§ WHAT TO DO: Your job is to return the lines between the line holding "Write a Python" and the line holding "plt.rcParams['font.family'] = ['Liberation", inclusive, exactly and with no pictures.

-- start ITEMS --

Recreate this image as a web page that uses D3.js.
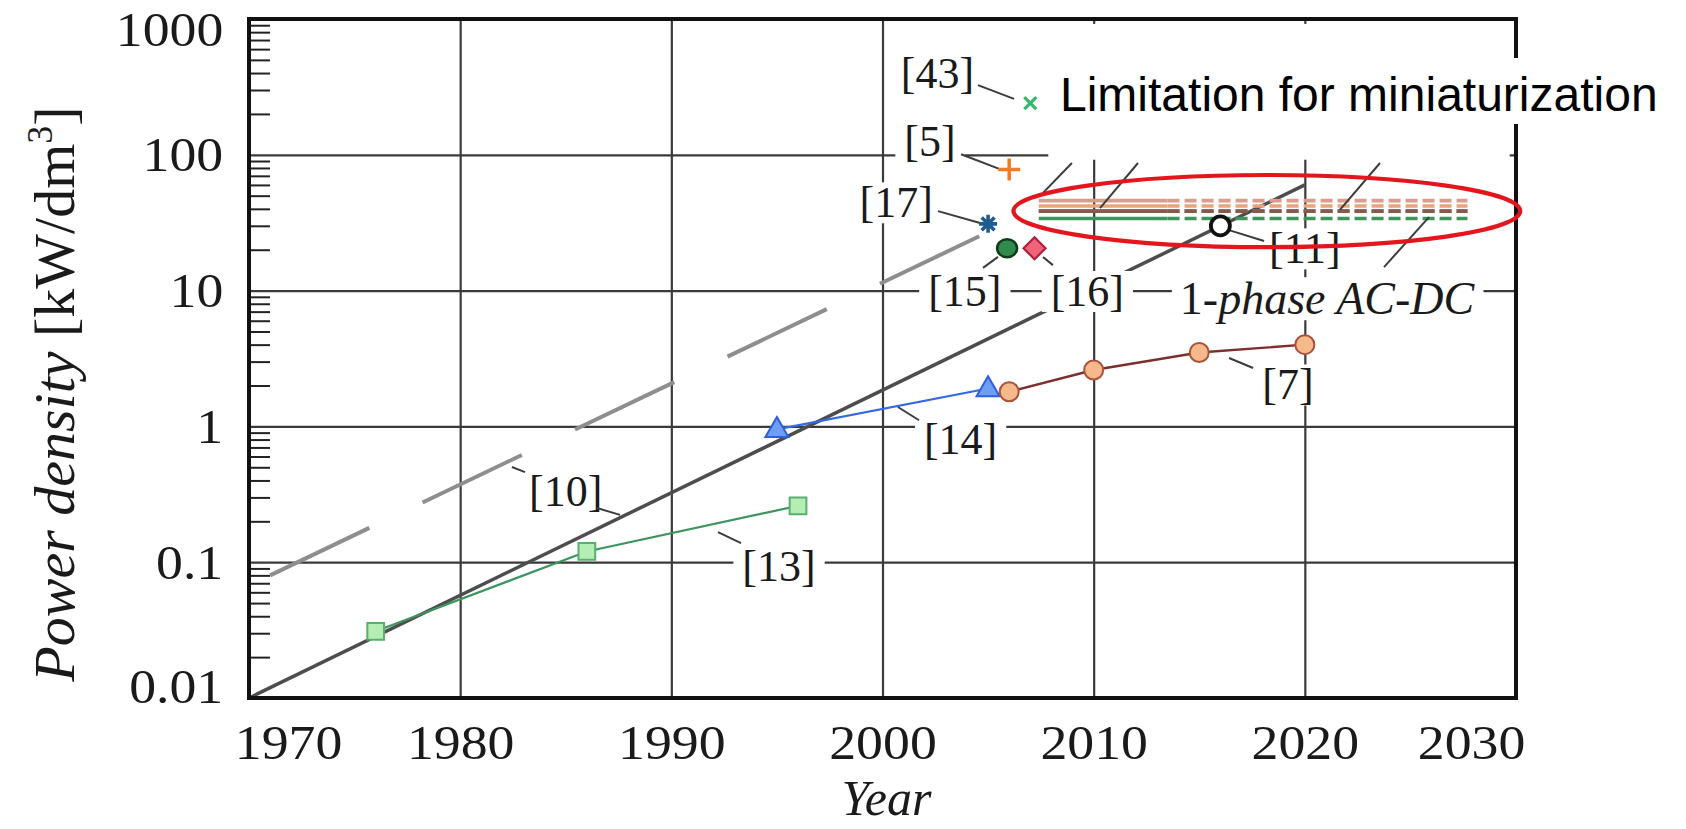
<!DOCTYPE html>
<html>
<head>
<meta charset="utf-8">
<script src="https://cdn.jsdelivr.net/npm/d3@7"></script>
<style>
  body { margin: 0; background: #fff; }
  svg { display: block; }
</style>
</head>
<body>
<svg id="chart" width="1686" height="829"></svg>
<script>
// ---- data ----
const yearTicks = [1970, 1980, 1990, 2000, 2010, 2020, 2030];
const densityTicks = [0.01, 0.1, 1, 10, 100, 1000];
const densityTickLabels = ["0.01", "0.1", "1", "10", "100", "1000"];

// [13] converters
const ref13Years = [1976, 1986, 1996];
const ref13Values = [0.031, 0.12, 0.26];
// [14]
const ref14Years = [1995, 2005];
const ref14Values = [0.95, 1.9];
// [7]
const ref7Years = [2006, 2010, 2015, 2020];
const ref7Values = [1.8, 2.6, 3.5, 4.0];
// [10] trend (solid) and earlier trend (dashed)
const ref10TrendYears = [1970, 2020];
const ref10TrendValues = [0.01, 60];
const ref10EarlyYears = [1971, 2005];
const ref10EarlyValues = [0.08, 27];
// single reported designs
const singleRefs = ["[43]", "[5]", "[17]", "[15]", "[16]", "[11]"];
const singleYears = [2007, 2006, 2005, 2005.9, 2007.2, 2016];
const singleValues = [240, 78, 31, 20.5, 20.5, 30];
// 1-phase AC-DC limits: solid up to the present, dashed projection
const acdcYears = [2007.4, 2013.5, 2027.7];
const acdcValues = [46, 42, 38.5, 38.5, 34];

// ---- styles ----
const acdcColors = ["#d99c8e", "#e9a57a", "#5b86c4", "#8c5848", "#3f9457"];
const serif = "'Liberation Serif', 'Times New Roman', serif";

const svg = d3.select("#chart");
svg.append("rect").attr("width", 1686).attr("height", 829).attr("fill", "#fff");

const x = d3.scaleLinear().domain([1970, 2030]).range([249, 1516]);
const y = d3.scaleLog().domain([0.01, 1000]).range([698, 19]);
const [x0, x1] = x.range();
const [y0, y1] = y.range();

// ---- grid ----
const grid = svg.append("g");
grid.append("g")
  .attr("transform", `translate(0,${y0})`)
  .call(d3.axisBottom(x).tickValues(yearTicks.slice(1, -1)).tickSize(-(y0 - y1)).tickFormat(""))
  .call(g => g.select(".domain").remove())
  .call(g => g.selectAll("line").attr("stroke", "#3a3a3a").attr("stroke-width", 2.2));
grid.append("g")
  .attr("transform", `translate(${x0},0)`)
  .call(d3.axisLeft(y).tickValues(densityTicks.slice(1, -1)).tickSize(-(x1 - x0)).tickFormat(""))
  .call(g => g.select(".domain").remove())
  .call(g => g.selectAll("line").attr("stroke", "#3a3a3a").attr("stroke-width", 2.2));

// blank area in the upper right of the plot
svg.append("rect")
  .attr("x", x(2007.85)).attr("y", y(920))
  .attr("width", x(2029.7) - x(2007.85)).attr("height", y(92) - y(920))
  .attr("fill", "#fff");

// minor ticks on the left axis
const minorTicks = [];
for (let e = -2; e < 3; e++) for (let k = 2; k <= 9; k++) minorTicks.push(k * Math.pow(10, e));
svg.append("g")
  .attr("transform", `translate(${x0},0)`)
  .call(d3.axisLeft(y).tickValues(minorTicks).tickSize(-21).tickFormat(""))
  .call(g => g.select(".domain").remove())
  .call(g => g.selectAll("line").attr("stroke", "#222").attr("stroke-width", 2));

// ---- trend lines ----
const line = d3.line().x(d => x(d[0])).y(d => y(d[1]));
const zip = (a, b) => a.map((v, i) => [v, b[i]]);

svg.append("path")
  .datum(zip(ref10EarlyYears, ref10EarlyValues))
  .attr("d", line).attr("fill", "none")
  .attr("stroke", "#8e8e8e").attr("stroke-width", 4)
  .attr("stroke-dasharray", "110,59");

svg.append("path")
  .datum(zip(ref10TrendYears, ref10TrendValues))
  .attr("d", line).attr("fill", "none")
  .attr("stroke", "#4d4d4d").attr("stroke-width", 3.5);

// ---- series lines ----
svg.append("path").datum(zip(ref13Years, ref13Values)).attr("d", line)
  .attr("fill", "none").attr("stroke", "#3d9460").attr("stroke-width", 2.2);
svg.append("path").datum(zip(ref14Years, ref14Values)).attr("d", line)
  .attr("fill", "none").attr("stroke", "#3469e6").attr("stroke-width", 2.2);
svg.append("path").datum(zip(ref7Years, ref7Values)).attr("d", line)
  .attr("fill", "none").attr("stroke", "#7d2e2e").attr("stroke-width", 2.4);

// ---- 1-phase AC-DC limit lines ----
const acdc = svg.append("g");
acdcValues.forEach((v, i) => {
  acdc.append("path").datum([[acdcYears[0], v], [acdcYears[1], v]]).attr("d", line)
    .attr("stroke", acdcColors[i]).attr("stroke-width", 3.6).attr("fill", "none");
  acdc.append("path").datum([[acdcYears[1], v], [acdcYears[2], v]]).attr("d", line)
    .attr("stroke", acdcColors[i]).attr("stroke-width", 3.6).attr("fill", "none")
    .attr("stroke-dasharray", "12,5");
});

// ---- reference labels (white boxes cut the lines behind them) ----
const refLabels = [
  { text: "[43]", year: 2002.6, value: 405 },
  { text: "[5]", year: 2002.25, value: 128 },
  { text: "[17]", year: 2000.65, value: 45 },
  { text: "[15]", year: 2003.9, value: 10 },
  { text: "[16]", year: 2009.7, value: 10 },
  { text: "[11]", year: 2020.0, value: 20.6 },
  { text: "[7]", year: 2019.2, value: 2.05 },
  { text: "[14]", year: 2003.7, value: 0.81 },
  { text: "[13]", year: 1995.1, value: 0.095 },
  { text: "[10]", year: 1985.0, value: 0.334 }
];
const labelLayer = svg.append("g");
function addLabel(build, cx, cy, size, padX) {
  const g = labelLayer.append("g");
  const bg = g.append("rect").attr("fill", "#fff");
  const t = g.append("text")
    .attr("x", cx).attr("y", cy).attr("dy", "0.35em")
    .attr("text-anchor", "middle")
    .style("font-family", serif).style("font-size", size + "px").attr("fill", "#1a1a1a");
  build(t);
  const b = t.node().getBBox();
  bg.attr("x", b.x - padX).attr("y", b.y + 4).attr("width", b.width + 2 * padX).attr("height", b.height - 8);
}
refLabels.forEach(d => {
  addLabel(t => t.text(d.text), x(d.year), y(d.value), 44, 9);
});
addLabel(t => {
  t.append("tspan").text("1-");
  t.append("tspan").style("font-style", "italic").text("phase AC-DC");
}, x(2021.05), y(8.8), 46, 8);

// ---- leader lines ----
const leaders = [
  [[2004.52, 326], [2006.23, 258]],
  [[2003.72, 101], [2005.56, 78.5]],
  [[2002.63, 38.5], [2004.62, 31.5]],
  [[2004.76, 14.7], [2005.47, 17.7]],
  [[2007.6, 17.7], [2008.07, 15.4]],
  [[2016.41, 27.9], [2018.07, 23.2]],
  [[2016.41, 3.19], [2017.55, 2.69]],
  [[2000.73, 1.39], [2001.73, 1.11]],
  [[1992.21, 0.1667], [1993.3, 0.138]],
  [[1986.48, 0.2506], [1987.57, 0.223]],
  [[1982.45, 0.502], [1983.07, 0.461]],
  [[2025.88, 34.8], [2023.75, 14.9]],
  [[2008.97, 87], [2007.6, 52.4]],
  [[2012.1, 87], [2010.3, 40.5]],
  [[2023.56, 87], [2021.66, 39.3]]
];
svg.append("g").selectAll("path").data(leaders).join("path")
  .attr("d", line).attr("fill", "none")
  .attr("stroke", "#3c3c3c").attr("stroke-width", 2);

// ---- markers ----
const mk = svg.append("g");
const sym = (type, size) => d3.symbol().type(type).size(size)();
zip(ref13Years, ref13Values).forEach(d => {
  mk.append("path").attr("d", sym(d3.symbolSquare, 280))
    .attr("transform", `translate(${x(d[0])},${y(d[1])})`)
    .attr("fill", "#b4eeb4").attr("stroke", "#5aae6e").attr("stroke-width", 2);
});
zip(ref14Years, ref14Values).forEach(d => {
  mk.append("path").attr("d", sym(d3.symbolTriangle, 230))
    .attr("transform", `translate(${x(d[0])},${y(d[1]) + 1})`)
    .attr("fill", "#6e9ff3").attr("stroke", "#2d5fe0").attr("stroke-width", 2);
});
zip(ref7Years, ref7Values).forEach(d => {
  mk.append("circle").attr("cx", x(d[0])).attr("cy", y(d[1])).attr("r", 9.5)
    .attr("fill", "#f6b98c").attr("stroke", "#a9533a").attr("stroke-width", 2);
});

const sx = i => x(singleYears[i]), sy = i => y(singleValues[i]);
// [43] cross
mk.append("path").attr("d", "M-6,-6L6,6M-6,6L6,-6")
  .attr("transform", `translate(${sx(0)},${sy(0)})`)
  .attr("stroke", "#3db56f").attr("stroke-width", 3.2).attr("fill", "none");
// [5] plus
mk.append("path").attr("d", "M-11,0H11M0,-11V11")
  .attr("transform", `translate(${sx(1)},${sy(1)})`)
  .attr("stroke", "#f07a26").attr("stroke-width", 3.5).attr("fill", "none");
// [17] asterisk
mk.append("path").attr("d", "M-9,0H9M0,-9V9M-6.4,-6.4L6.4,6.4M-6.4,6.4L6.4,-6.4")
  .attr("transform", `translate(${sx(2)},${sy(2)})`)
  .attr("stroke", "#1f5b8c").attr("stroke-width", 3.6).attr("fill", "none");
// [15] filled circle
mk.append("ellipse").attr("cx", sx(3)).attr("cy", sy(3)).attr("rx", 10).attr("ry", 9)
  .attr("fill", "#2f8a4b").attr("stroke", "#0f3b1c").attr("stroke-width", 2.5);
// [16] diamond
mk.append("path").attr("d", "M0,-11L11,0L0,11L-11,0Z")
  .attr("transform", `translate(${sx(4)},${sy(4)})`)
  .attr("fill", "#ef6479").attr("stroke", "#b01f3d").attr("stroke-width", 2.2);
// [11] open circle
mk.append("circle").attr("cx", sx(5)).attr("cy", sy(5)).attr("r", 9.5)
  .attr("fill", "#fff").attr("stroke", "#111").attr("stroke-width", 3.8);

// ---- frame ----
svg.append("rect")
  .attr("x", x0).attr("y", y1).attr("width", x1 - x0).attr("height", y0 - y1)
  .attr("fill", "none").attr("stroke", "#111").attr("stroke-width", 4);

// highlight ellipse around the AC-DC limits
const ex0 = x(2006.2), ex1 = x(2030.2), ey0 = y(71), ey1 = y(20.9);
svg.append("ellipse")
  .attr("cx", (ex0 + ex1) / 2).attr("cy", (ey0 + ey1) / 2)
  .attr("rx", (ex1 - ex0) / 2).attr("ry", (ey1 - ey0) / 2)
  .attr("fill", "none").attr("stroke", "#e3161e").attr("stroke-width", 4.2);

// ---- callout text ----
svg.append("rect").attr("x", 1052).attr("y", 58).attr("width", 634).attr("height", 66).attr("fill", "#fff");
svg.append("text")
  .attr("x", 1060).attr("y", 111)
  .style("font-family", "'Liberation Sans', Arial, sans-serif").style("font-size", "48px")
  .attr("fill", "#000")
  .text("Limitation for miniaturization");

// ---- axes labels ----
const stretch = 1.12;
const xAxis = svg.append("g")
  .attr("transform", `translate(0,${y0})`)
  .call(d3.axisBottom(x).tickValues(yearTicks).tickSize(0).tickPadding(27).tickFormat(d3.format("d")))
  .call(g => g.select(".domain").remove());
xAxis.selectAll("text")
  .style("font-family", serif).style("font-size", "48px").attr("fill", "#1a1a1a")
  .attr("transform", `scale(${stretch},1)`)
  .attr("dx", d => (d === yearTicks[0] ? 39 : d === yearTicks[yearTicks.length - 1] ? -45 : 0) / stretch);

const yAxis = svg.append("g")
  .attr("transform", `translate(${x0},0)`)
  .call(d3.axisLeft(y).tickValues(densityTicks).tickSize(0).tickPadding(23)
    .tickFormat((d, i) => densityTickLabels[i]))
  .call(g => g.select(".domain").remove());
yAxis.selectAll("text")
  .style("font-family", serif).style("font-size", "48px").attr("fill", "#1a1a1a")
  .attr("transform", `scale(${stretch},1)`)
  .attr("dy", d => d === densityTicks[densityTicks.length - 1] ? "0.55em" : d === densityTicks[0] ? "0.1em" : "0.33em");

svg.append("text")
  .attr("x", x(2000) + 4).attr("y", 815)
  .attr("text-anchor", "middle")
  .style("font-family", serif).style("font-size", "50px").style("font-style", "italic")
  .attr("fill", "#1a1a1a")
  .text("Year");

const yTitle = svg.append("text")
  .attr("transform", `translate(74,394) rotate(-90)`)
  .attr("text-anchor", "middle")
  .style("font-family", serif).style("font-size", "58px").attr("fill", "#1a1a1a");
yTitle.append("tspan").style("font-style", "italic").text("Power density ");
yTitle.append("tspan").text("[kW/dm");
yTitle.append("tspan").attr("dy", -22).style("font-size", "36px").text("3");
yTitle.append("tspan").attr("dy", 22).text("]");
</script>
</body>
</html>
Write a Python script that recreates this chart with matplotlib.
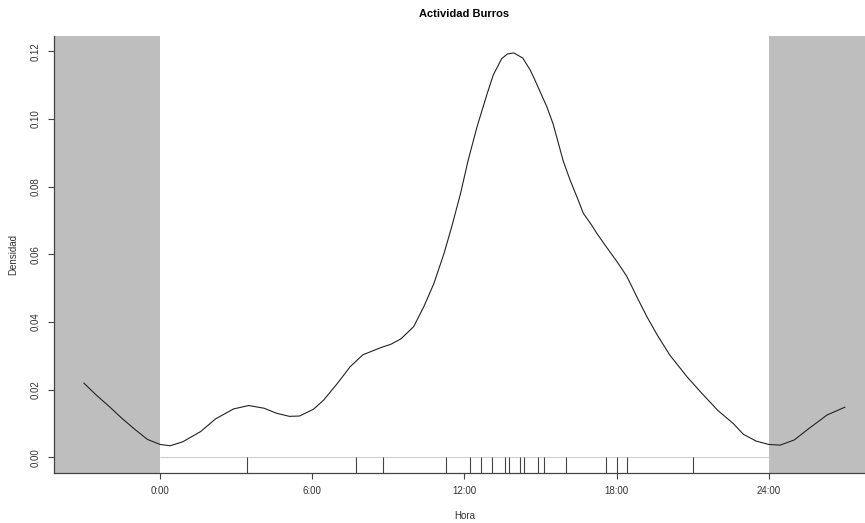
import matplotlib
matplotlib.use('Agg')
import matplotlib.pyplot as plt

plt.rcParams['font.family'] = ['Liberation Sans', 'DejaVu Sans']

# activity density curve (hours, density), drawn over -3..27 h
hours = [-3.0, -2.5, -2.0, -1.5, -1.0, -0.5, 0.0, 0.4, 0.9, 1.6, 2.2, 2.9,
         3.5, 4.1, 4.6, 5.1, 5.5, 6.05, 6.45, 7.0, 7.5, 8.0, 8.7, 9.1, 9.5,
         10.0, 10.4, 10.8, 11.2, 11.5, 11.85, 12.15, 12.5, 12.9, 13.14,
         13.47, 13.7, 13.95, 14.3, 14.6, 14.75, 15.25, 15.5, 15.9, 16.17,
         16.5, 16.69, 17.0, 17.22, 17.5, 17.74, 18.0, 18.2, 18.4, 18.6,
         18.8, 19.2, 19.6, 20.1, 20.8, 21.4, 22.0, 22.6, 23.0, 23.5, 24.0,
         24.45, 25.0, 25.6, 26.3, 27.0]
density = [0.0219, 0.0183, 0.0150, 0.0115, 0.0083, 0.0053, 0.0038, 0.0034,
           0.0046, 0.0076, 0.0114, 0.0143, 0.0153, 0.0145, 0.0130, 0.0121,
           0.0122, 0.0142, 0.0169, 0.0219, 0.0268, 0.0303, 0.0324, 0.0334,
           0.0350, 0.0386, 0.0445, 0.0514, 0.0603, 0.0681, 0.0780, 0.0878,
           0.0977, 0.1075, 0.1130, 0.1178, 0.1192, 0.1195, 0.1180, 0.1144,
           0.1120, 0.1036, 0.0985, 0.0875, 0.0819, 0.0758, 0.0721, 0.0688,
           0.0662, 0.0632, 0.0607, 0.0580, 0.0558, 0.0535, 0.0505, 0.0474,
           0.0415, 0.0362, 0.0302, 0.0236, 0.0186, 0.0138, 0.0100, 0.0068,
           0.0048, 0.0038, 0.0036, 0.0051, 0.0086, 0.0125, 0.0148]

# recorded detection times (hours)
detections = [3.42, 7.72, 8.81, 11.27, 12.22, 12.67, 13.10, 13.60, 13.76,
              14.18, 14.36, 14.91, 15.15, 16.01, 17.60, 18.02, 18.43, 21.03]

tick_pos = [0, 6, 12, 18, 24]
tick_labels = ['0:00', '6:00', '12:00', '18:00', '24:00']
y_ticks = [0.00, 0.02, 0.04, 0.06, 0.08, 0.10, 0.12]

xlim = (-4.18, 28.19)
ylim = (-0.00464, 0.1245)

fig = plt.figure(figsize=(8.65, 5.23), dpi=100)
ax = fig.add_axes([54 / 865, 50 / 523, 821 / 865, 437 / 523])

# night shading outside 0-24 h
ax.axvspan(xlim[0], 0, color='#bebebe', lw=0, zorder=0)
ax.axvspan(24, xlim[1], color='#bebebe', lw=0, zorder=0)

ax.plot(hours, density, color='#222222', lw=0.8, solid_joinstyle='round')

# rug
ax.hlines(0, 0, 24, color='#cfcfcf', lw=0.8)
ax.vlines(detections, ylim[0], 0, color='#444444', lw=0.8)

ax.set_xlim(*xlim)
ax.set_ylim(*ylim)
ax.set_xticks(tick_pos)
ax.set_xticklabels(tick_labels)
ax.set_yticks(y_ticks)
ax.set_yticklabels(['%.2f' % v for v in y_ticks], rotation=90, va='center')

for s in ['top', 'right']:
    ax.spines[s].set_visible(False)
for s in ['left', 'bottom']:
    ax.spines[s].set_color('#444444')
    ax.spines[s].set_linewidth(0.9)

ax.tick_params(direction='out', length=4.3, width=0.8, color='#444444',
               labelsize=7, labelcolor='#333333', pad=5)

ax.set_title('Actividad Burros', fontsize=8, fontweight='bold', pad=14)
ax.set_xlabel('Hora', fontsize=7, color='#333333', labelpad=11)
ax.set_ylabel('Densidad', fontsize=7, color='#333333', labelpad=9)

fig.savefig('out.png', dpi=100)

-- end ITEMS --

§ ANSWER TO THE EXERCISE:
Write a Python script that recreates this chart with matplotlib.
import matplotlib
matplotlib.use('Agg')
import matplotlib.pyplot as plt

plt.rcParams['font.family'] = ['Liberation Sans', 'DejaVu Sans']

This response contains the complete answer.